I think memory is subjective and particularly when love is involved and so many years have passed. It’s such a powerful thing, two people reconnecting after so many years, could you talk a bit about the emotional potency of that situation.
“The difference between cinema and real life is that in the cinema you can do what you want. It means you can do something like create the situation where two people can meet after thirty years, which can’t really be done in real life, or is unlikely to happen, but my hope is that in reality people in their situation do meet up after so many years and they still have unconditional love like in this story.”
And in terms of them being together as a lesbian couple, it’s partly to do with the time and culture that it would have been very unusual for them to have stayed together and been open about being a couple wouldn’t it?
“Just to explain the background in post-Soviet countries like ours, it’s still an issue to be with a loved one, whoever you love and especially at the time when Irina and Nana were young. Of course it was very difficult for them to be together because of society’s views, but also because in our society to say what you want and to be who are you have to be very strong and brave, and these two girls were not in that position. So one of them just ran away from the situation and the other one chose to stay and live a different life. So of course society’s views played a part and all the problems which we are facing even today. It’s becoming better, but these are the reasons why they could not be together, why they were not strong enough to be.”

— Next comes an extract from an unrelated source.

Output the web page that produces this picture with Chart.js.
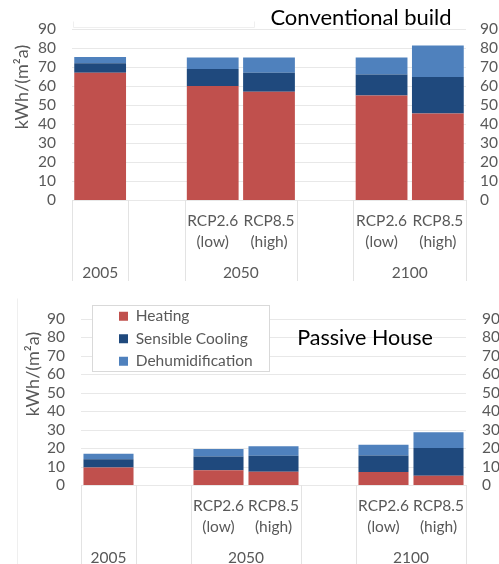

What about having a same sex relationship depicted relationship in your film, the practical implications of that, getting the film made and seen in Georgia?
“It’s difficult to answer. I never thought about it like that, I just made the film and I want an audience to just watch it. I hope it will be well received.”
Tekla Machavariani: “In terms of financing this film, I thought it would be really difficult, but we were lucky to win the competition at the national film Centre and they are promoting the film right now out there, supporting us, which means a lot. It means they are becoming much more confident in supporting films with topics that are less accepted in our country. So I’m also hoping that audiences will receive it really well and especially at a time when we have quite big films being released around LGBTQ topics.”
What’s your experience of TIFF been like so far?
“The festival is amazing, but I was also amazed by the county, by the people and the city itself, it’s my first time here. Very kind people and it’s very unusual for me to see so many kind people. They are so very nice here!”
Do you have a favourite LGBTQ+ film that’s really spoken to you, a favourite one that resonates?
“William Wyler film’s The Children’s Hour with Audrey Hepburn and Shirley MacLaine. And actually when we were thinking about making the poster we were looking around for inspiration and one of the inspirations was the poster for The Children’s Hour.”
Tekla Machavariani: “It’s a very interesting film and I watched it because she told me that it was a film she’s inspired by and I really enjoyed it as well. It was also very inspiring for me.”
I saw the London stage production, but I’ve never seen that film version, only seen clips and it looks great. Very melodramatic.
“Yes, you must watch it. I think that film version is much better than it would have been on stage.”
Yes, the play was a bit dull actually.
“I was guessing that you’d say that!”
Comets had its world premiere at the 2019 Toronto International Film Festival.